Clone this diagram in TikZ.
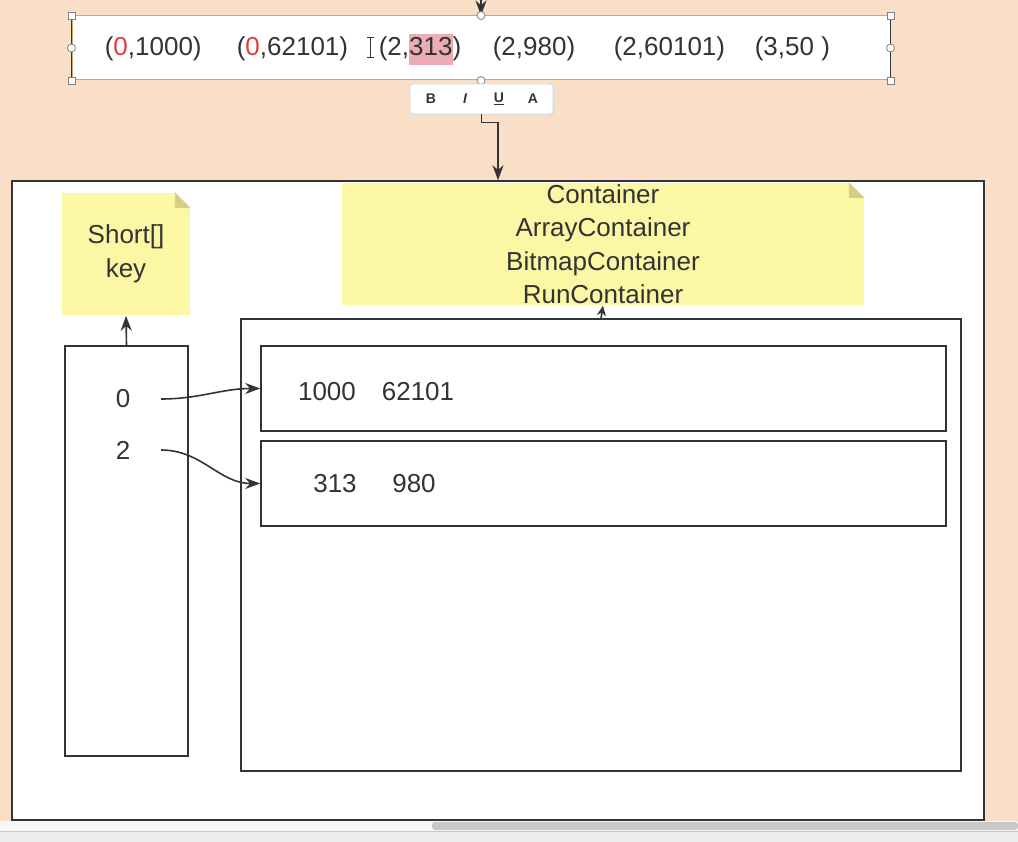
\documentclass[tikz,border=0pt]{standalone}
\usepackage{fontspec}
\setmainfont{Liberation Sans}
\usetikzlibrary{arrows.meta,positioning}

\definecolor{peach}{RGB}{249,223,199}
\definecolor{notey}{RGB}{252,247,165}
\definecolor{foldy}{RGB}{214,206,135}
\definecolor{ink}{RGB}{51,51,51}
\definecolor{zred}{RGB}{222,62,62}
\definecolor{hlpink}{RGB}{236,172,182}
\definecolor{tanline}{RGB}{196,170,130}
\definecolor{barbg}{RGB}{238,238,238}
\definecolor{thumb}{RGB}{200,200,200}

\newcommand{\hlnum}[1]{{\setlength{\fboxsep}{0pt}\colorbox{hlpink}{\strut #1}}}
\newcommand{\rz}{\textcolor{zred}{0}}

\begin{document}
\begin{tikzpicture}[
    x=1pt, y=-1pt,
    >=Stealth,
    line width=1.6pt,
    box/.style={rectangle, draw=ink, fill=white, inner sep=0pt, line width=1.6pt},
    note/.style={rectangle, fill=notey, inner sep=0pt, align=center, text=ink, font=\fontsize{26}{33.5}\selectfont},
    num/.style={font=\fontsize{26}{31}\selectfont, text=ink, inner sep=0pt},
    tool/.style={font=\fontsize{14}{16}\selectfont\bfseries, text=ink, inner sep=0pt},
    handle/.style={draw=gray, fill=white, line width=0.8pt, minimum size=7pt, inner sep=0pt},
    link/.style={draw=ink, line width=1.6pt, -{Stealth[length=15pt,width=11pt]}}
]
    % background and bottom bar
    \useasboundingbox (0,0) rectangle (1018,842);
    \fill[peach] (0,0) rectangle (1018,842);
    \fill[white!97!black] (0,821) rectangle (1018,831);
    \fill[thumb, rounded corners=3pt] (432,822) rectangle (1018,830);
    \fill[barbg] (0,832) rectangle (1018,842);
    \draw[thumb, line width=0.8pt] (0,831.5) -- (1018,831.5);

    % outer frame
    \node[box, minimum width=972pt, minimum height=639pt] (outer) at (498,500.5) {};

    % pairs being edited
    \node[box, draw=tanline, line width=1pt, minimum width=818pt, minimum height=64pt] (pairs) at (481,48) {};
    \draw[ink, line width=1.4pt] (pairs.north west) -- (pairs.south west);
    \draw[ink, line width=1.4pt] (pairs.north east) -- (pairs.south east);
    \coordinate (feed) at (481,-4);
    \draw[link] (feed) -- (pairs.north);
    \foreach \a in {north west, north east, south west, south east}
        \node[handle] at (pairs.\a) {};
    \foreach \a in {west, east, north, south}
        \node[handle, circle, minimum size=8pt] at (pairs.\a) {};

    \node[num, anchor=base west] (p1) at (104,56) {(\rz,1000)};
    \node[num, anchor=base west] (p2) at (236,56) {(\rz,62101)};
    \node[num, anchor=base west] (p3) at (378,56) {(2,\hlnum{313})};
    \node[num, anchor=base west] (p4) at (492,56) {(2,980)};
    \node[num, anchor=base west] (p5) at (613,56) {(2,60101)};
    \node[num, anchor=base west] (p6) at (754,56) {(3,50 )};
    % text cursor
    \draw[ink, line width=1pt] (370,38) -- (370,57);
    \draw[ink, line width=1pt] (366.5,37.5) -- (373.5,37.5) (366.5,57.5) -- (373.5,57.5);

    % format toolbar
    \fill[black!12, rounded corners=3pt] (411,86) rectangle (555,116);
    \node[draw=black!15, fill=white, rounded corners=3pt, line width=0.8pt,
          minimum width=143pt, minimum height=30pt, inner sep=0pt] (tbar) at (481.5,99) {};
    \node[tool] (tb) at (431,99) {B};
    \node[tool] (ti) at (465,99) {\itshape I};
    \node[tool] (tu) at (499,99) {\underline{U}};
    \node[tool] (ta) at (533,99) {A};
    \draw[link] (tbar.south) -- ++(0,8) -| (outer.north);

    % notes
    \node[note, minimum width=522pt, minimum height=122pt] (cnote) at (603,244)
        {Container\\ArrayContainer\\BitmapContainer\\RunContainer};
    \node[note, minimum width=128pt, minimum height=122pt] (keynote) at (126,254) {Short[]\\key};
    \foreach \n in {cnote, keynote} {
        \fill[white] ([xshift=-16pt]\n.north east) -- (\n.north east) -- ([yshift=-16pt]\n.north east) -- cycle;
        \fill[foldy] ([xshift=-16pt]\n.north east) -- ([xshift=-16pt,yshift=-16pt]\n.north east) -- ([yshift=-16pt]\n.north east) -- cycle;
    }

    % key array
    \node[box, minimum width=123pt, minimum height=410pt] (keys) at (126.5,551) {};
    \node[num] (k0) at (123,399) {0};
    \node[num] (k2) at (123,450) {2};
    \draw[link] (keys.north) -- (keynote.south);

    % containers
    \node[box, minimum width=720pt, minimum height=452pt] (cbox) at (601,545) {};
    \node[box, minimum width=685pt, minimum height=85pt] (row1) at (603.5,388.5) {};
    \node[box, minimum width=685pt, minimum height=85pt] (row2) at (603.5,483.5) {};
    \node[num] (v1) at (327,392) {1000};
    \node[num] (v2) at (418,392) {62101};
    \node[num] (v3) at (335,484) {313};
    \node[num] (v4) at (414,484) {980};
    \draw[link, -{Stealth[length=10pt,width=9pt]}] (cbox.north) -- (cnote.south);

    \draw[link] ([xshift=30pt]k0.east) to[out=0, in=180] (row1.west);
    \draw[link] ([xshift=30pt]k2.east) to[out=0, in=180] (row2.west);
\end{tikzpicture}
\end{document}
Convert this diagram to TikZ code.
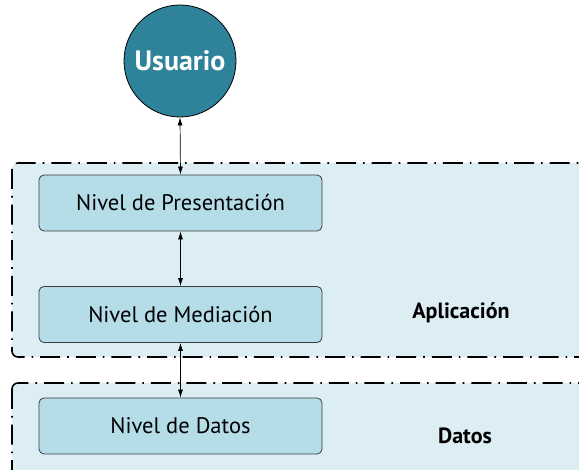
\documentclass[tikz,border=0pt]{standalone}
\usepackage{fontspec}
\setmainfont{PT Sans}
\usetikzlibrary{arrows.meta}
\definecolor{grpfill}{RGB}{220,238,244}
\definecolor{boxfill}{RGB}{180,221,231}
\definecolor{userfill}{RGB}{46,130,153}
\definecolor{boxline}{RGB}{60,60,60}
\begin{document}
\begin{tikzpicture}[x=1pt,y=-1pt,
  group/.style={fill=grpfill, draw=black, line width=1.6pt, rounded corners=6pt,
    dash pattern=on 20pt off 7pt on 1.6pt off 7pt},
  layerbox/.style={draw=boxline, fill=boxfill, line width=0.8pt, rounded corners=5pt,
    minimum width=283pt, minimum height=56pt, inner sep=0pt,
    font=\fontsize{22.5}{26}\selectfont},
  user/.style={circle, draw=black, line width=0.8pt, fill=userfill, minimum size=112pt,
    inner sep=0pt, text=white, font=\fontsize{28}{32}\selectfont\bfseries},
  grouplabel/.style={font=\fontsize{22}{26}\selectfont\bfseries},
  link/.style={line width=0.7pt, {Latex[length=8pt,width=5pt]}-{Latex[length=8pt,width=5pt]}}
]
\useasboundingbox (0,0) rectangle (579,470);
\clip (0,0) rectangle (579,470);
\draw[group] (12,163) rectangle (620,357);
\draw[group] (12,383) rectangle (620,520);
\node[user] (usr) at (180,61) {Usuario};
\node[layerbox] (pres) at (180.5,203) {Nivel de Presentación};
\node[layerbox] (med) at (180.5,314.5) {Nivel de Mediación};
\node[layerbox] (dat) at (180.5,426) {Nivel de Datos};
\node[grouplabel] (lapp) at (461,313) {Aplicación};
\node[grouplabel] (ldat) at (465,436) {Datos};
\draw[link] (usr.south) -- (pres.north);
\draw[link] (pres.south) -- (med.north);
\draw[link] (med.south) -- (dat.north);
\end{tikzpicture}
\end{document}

──────────

Make an exact copy of all the material, but keep the pictures out of it.

### CORRECT OUTPUT
Clone this diagram in TikZ.
\documentclass[tikz,border=0pt]{standalone}
\usepackage{fontspec}
\setmainfont{Liberation Sans}
\usetikzlibrary{arrows.meta,positioning}

\definecolor{peach}{RGB}{249,223,199}
\definecolor{notey}{RGB}{252,247,165}
\definecolor{foldy}{RGB}{214,206,135}
\definecolor{ink}{RGB}{51,51,51}
\definecolor{zred}{RGB}{222,62,62}
\definecolor{hlpink}{RGB}{236,172,182}
\definecolor{tanline}{RGB}{196,170,130}
\definecolor{barbg}{RGB}{238,238,238}
\definecolor{thumb}{RGB}{200,200,200}

\newcommand{\hlnum}[1]{{\setlength{\fboxsep}{0pt}\colorbox{hlpink}{\strut #1}}}
\newcommand{\rz}{\textcolor{zred}{0}}

\begin{document}
\begin{tikzpicture}[
    x=1pt, y=-1pt,
    >=Stealth,
    line width=1.6pt,
    box/.style={rectangle, draw=ink, fill=white, inner sep=0pt, line width=1.6pt},
    note/.style={rectangle, fill=notey, inner sep=0pt, align=center, text=ink, font=\fontsize{26}{33.5}\selectfont},
    num/.style={font=\fontsize{26}{31}\selectfont, text=ink, inner sep=0pt},
    tool/.style={font=\fontsize{14}{16}\selectfont\bfseries, text=ink, inner sep=0pt},
    handle/.style={draw=gray, fill=white, line width=0.8pt, minimum size=7pt, inner sep=0pt},
    link/.style={draw=ink, line width=1.6pt, -{Stealth[length=15pt,width=11pt]}}
]
    % background and bottom bar
    \useasboundingbox (0,0) rectangle (1018,842);
    \fill[peach] (0,0) rectangle (1018,842);
    \fill[white!97!black] (0,821) rectangle (1018,831);
    \fill[thumb, rounded corners=3pt] (432,822) rectangle (1018,830);
    \fill[barbg] (0,832) rectangle (1018,842);
    \draw[thumb, line width=0.8pt] (0,831.5) -- (1018,831.5);

    % outer frame
    \node[box, minimum width=972pt, minimum height=639pt] (outer) at (498,500.5) {};

    % pairs being edited
    \node[box, draw=tanline, line width=1pt, minimum width=818pt, minimum height=64pt] (pairs) at (481,48) {};
    \draw[ink, line width=1.4pt] (pairs.north west) -- (pairs.south west);
    \draw[ink, line width=1.4pt] (pairs.north east) -- (pairs.south east);
    \coordinate (feed) at (481,-4);
    \draw[link] (feed) -- (pairs.north);
    \foreach \a in {north west, north east, south west, south east}
        \node[handle] at (pairs.\a) {};
    \foreach \a in {west, east, north, south}
        \node[handle, circle, minimum size=8pt] at (pairs.\a) {};

    \node[num, anchor=base west] (p1) at (104,56) {(\rz,1000)};
    \node[num, anchor=base west] (p2) at (236,56) {(\rz,62101)};
    \node[num, anchor=base west] (p3) at (378,56) {(2,\hlnum{313})};
    \node[num, anchor=base west] (p4) at (492,56) {(2,980)};
    \node[num, anchor=base west] (p5) at (613,56) {(2,60101)};
    \node[num, anchor=base west] (p6) at (754,56) {(3,50 )};
    % text cursor
    \draw[ink, line width=1pt] (370,38) -- (370,57);
    \draw[ink, line width=1pt] (366.5,37.5) -- (373.5,37.5) (366.5,57.5) -- (373.5,57.5);

    % format toolbar
    \fill[black!12, rounded corners=3pt] (411,86) rectangle (555,116);
    \node[draw=black!15, fill=white, rounded corners=3pt, line width=0.8pt,
          minimum width=143pt, minimum height=30pt, inner sep=0pt] (tbar) at (481.5,99) {};
    \node[tool] (tb) at (431,99) {B};
    \node[tool] (ti) at (465,99) {\itshape I};
    \node[tool] (tu) at (499,99) {\underline{U}};
    \node[tool] (ta) at (533,99) {A};
    \draw[link] (tbar.south) -- ++(0,8) -| (outer.north);

    % notes
    \node[note, minimum width=522pt, minimum height=122pt] (cnote) at (603,244)
        {Container\\ArrayContainer\\BitmapContainer\\RunContainer};
    \node[note, minimum width=128pt, minimum height=122pt] (keynote) at (126,254) {Short[]\\key};
    \foreach \n in {cnote, keynote} {
        \fill[white] ([xshift=-16pt]\n.north east) -- (\n.north east) -- ([yshift=-16pt]\n.north east) -- cycle;
        \fill[foldy] ([xshift=-16pt]\n.north east) -- ([xshift=-16pt,yshift=-16pt]\n.north east) -- ([yshift=-16pt]\n.north east) -- cycle;
    }

    % key array
    \node[box, minimum width=123pt, minimum height=410pt] (keys) at (126.5,551) {};
    \node[num] (k0) at (123,399) {0};
    \node[num] (k2) at (123,450) {2};
    \draw[link] (keys.north) -- (keynote.south);

    % containers
    \node[box, minimum width=720pt, minimum height=452pt] (cbox) at (601,545) {};
    \node[box, minimum width=685pt, minimum height=85pt] (row1) at (603.5,388.5) {};
    \node[box, minimum width=685pt, minimum height=85pt] (row2) at (603.5,483.5) {};
    \node[num] (v1) at (327,392) {1000};
    \node[num] (v2) at (418,392) {62101};
    \node[num] (v3) at (335,484) {313};
    \node[num] (v4) at (414,484) {980};
    \draw[link, -{Stealth[length=10pt,width=9pt]}] (cbox.north) -- (cnote.south);

    \draw[link] ([xshift=30pt]k0.east) to[out=0, in=180] (row1.west);
    \draw[link] ([xshift=30pt]k2.east) to[out=0, in=180] (row2.west);
\end{tikzpicture}
\end{document}
Convert this diagram to TikZ code.
\documentclass[tikz,border=0pt]{standalone}
\usepackage{fontspec}
\setmainfont{PT Sans}
\usetikzlibrary{arrows.meta}
\definecolor{grpfill}{RGB}{220,238,244}
\definecolor{boxfill}{RGB}{180,221,231}
\definecolor{userfill}{RGB}{46,130,153}
\definecolor{boxline}{RGB}{60,60,60}
\begin{document}
\begin{tikzpicture}[x=1pt,y=-1pt,
  group/.style={fill=grpfill, draw=black, line width=1.6pt, rounded corners=6pt,
    dash pattern=on 20pt off 7pt on 1.6pt off 7pt},
  layerbox/.style={draw=boxline, fill=boxfill, line width=0.8pt, rounded corners=5pt,
    minimum width=283pt, minimum height=56pt, inner sep=0pt,
    font=\fontsize{22.5}{26}\selectfont},
  user/.style={circle, draw=black, line width=0.8pt, fill=userfill, minimum size=112pt,
    inner sep=0pt, text=white, font=\fontsize{28}{32}\selectfont\bfseries},
  grouplabel/.style={font=\fontsize{22}{26}\selectfont\bfseries},
  link/.style={line width=0.7pt, {Latex[length=8pt,width=5pt]}-{Latex[length=8pt,width=5pt]}}
]
\useasboundingbox (0,0) rectangle (579,470);
\clip (0,0) rectangle (579,470);
\draw[group] (12,163) rectangle (620,357);
\draw[group] (12,383) rectangle (620,520);
\node[user] (usr) at (180,61) {Usuario};
\node[layerbox] (pres) at (180.5,203) {Nivel de Presentación};
\node[layerbox] (med) at (180.5,314.5) {Nivel de Mediación};
\node[layerbox] (dat) at (180.5,426) {Nivel de Datos};
\node[grouplabel] (lapp) at (461,313) {Aplicación};
\node[grouplabel] (ldat) at (465,436) {Datos};
\draw[link] (usr.south) -- (pres.north);
\draw[link] (pres.south) -- (med.north);
\draw[link] (med.south) -- (dat.north);
\end{tikzpicture}
\end{document}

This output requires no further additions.